Tuesday, December 17, 2019

3 Things You Can Do to Improve Your Security on the Internet

I know it can feel like the only way to have any kind of security with Internet hacks and exploits these days is by going offline and heading to a cave. But there are a few relatively easy steps you can take that will make a big difference.

  1. Use a password manager. One of the worst things you can do is to use the same password over and over again. Another no no is to use passwords that are easy to guess, e.g., Password or 12345 or even something you think is clever like P@ssw0rd. I know a number of people who create good passwords and write them in a book. Okay, if that works for you. I exhausted my good passwords years ago and now suffer from password overload. One of the benefits of a password manager is that they create randomly generated secure passwords for you on demand. And they can be accessed wherever you are so you don't need to generate a new password when you're traveling and the app you need for your hotel reservations has mysteriously forgotten your password. Your trusty password book is a thousand miles away and seemingly your only option is to do a password reset and hope that all works out in a timely fashion.Of course, you will need a good strong password for your password manager - preferably a phrase you can remember.
  2. Use two factor authentication whenever possible. I know this one is a hassle. I frequently mutter unkind things under my breath when I need to log in again to LastPass (my password manager of choice), Google, Facebook, etc. Basically, if it's something that you REALLY don't want hacked, e.g., your password manager, two factor authentication is really important. Google is also very important as Gmail is a primary email for me and someone getting into that could do serious damage. Facebook is more to eliminate the worry that many have that they're getting hacked when it's an impostor. Consequently, I don't need to panic when I get those bizarre messages from friends telling me I've been hacked and to forward to everyone I know. I don't think so...

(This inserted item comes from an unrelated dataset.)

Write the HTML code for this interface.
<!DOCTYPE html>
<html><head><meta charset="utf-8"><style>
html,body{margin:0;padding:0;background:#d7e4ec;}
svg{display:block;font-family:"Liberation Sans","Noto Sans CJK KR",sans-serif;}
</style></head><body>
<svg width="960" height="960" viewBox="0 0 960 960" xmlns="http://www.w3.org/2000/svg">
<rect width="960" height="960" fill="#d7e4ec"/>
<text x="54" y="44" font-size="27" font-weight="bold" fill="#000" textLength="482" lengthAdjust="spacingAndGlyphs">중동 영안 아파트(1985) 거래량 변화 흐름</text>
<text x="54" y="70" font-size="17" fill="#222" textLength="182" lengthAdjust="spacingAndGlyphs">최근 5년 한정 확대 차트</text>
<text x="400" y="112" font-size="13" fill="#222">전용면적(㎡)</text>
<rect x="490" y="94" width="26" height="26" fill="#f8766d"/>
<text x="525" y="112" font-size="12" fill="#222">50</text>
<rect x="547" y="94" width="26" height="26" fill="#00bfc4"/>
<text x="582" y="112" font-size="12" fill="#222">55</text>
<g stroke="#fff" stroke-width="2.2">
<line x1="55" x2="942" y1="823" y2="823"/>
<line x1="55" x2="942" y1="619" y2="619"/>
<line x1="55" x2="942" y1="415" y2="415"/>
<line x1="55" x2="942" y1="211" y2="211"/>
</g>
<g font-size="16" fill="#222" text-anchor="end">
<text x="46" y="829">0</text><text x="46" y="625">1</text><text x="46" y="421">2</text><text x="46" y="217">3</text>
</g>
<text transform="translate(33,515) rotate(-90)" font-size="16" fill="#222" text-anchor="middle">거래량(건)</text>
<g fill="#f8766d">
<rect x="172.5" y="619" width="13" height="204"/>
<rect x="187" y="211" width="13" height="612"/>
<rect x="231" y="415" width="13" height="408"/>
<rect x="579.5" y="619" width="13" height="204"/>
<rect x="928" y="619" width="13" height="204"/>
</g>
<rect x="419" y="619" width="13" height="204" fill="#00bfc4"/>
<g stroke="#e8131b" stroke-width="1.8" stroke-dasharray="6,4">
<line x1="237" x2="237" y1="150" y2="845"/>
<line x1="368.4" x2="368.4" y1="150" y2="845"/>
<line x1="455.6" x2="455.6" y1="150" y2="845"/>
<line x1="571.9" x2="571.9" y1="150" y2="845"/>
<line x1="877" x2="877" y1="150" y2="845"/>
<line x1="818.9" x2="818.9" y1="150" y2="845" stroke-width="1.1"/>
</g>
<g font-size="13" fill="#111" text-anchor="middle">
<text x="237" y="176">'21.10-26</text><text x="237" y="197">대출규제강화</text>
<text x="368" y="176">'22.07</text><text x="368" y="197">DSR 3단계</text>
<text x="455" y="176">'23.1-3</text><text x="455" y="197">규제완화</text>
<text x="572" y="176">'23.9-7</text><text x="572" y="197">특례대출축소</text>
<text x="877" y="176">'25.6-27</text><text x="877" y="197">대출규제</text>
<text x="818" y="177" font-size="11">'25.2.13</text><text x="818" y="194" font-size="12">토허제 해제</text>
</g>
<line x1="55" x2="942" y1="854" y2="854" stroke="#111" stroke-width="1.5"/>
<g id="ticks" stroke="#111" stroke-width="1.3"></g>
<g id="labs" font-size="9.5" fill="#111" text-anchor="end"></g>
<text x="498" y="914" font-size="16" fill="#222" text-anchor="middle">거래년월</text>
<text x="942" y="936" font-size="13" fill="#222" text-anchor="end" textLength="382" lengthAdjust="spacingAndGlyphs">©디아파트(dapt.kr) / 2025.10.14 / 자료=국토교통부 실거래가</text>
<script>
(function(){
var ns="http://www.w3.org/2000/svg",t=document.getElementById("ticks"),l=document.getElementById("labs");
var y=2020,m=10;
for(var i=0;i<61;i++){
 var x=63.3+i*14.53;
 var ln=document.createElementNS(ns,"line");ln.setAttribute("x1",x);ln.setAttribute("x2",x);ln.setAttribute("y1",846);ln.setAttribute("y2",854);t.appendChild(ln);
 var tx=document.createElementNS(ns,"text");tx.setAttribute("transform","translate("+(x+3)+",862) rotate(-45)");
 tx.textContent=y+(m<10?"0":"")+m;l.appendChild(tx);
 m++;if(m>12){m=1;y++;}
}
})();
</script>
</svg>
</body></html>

    Two factor authentication can take a number of different forms. The least secure is a text, phone or email message giving you a code you need to enter into a form as verification. The reason it's the least secure and effective is that if you're being targeted, there's a good chance the culprit trying to gain access to your accounts may have already accessed phone data and/or email. There are authenticator apps. I use one from Google. It continuously generates random number combinations. Of course, if you lose the device where the app is, or you don't have Internet access, you're out of luck. In addition there are physical devices or fobs. We have one for the state that works like my Google authenticator constantly generating random numbers. There are also fobs that act as keys. You plug them in and they unlock access to devices, apps, websites. The downside here is that you always have to have the fob with you.

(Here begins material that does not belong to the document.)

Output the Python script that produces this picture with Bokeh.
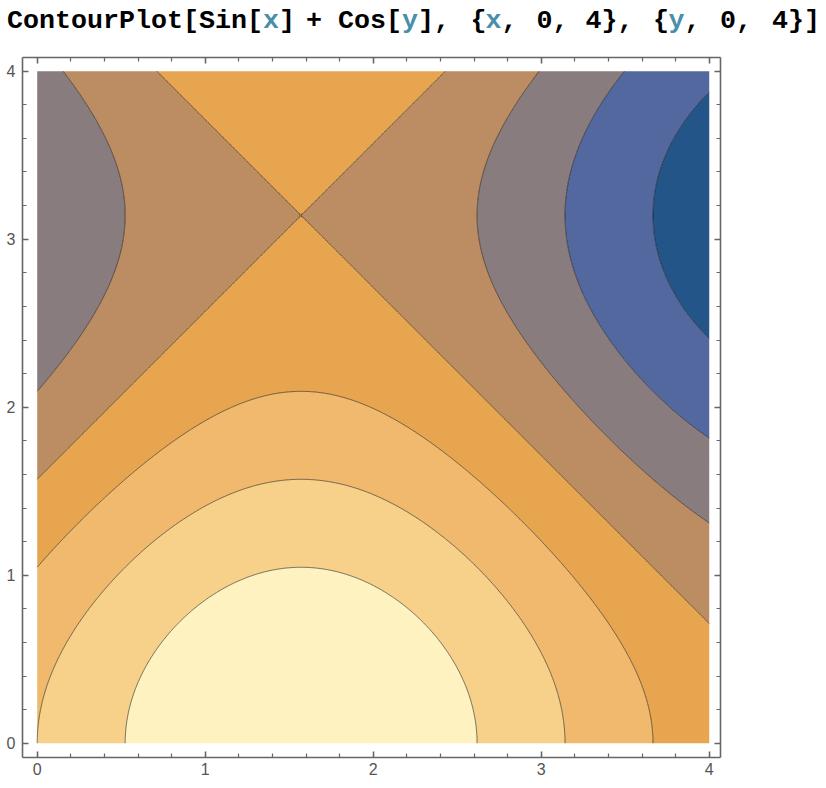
import numpy as np
from bokeh.plotting import figure
from bokeh.layouts import column
from bokeh.models import Range1d, LinearAxis, FixedTicker, CustomLabelingPolicy, Div
from bokeh.embed import file_html
from bokeh.resources import INLINE

# ContourPlot[Sin[x] + Cos[y], {x, 0, 4}, {y, 0, 4}]
x_min, x_max = 0, 4
y_min, y_max = 0, 4
contour_levels = [-2.0, -1.5, -1.0, -0.5, 0.0, 0.5, 1.0, 1.5, 2.01]
level_colors = ["#245589", "#5468a0", "#887c7e", "#bc8d62",
                "#e8a550", "#f0b96d", "#f7d089", "#fef2c0"]
major_ticks = [0, 1, 2, 3, 4]
minor_ticks = [0.2, 0.4, 0.6, 0.8, 1.2, 1.4, 1.6, 1.8, 2.2, 2.4, 2.6, 2.8,
               3.2, 3.4, 3.6, 3.8]

# title pieces (code text), which pieces are variables, and where they start (px)
title_parts = ["ContourPlot[Sin[", "x", "]", "+ Cos[", "y", "],", "{", "x", ",",
               "0,", "4},", "{", "y", ",", "0,", "4}]"]
title_is_var = [0, 1, 0, 0, 1, 0, 0, 1, 0, 0, 0, 0, 1, 0, 0, 0]
title_left = [5, 261, 277, 304, 400, 416, 468.5, 483.5, 499.5, 534.5, 583.5,
              651, 666.5, 682.5, 718, 770]
char_w = 16

# sample the function on a grid
xs = np.linspace(x_min, x_max, 241)
ys = np.linspace(y_min, y_max, 241)
X, Y = np.meshgrid(xs, ys)
Z = np.sin(X) + np.cos(Y)

W = 826
title_h = 30
frame_left, frame_top, frame_w, frame_h = 22, 17, 698, 700
plot_h = 748

# the input line above the plot, characters kept on a monospace grid
spans = []
for part, left, is_var in zip(title_parts, title_left, title_is_var):
    for j, ch in enumerate(part):
        if ch == " ":
            continue
        color = "#4a8fa9" if is_var else "#000000"
        spans.append('<span style="position:absolute;left:%.1fpx;top:3px;width:%dpx;'
                     'text-align:center;color:%s;">%s</span>'
                     % (left - 3 + j * char_w, char_w, color, ch))
title = Div(width=W, height=title_h,
            text='<div style="position:relative;width:%dpx;height:%dpx;'
                 "font-family:'Liberation Mono',monospace;font-weight:bold;"
                 'font-size:26.7px;line-height:26.7px;">%s</div>'
                 % (W, title_h, "".join(spans)))

p = figure(width=W, height=plot_h,
           x_range=Range1d(-0.0875, 4.067), y_range=Range1d(-0.085, 4.0815),
           output_backend="svg", toolbar_location=None,
           min_border_left=frame_left, min_border_right=W - frame_left - frame_w,
           min_border_top=frame_top, min_border_bottom=plot_h - frame_top - frame_h)
p.add_layout(LinearAxis(), "above")
p.add_layout(LinearAxis(), "right")
p.grid.visible = False
p.outline_line_color = None
p.background_fill_color = "white"

p.contour(xs, ys, Z, levels=contour_levels, fill_color=level_colors,
          line_color="black", line_alpha=0.5, line_width=1)

for ax in p.axis:
    ax.ticker = FixedTicker(ticks=major_ticks, minor_ticks=minor_ticks)
    ax.axis_line_color = "#666666"
    ax.axis_line_width = 1.6
    ax.major_tick_line_color = "#666666"
    ax.minor_tick_line_color = "#666666"
    ax.major_tick_line_width = 1.6
    ax.minor_tick_line_width = 1.2
    ax.major_tick_in = 6
    ax.major_tick_out = 0
    ax.minor_tick_in = 4
    ax.minor_tick_out = 0
    ax.major_label_text_font = "Liberation Sans"
    ax.major_label_text_font_size = "16px"
    ax.major_label_text_color = "#555555"

p.xaxis[0].major_label_standoff = 8
p.yaxis[0].major_label_standoff = 7

# frame ticks on top and right carry no labels
for ax in p.above + p.right:
    ax.major_label_policy = CustomLabelingPolicy(code="for (const i of indices) { if (false) yield i }")
    ax.major_label_text_font_size = "1px"
    ax.major_label_standoff = 0

layout = column(title, p)
open("out.html", "w").write(file_html(layout, INLINE))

  3. Keep software and firmware up to date. I know there have been some problems in the past with updates, particularly operating system updates for Windows or Mac which have made many people wary about updating software. "If it ain't broke, don't fix it." Some of those concerns are valid, particularly when we're talking about major features updates, e.g., from Windows 7 or 8 to 10 or one of the annual Apple Mac OS or iOS updates. It can happen that peripherals like printers need new drivers to operate and/or frequently used software or apps are not updated right away or at all and stop working. Yes, there are good reasons to wait at least a few weeks for some of the bugs to get worked out before jumping to the next shiny version.
    But one should make the leap eventually. Major releases often include major fixes for bugs and security flaws. And the more incremental periodic updates throughout the year should just be downloaded and installed automatically. These include patches to serious security vulnerabilities. You don't want to wait on these.
    Microsoft saves up most of their updates for a monthly "Patch Tuesday". This is generally on the second Tuesday of the month. This is when Microsoft rolls out updates for Windows, Office, Internet Explorer, etc. It is not a features update that one needs to be concerned about but rather important security updates and tested bug fixes. But you should also note that if the security update is important enough, Microsoft won't wait until the second Tuesday but will release it as soon as it becomes available.
    Automatic updates are the easiest way to make sure that your devices have the latest security and bug fixes for your computer, phone, tablet.
    But you may very well have other Internet connected devices that also need security and bug fixes. Your router is an important and vulnerable piece of hardware that is frequently overlooked. Be sure to change the default password and keep router firmware up to date. In fact, just about every IoT (Internet of Things) device is also subject to the threat of hacking and misuse: smart plugs, smart bulbs, smart TVs, smart thermostats, streaming devices (Roku, Amazon Fire TV, Apple TV), video doorbells (Ring, Nest), baby monitors, home security systems, voice assistant/speakers (Amazon Echo, Google Nest/Home, Apple Homepod), smart appliances (refrigerators, microwaves, crockpots controlled by apps via the Internet). Often times, brand names will update automatically. Or you can go into the app or visit the product website to download and install updates. Unfortunately, many of the bargain brands won't ever offer updates. Beware of those. As in many other situations, you get what you pay for.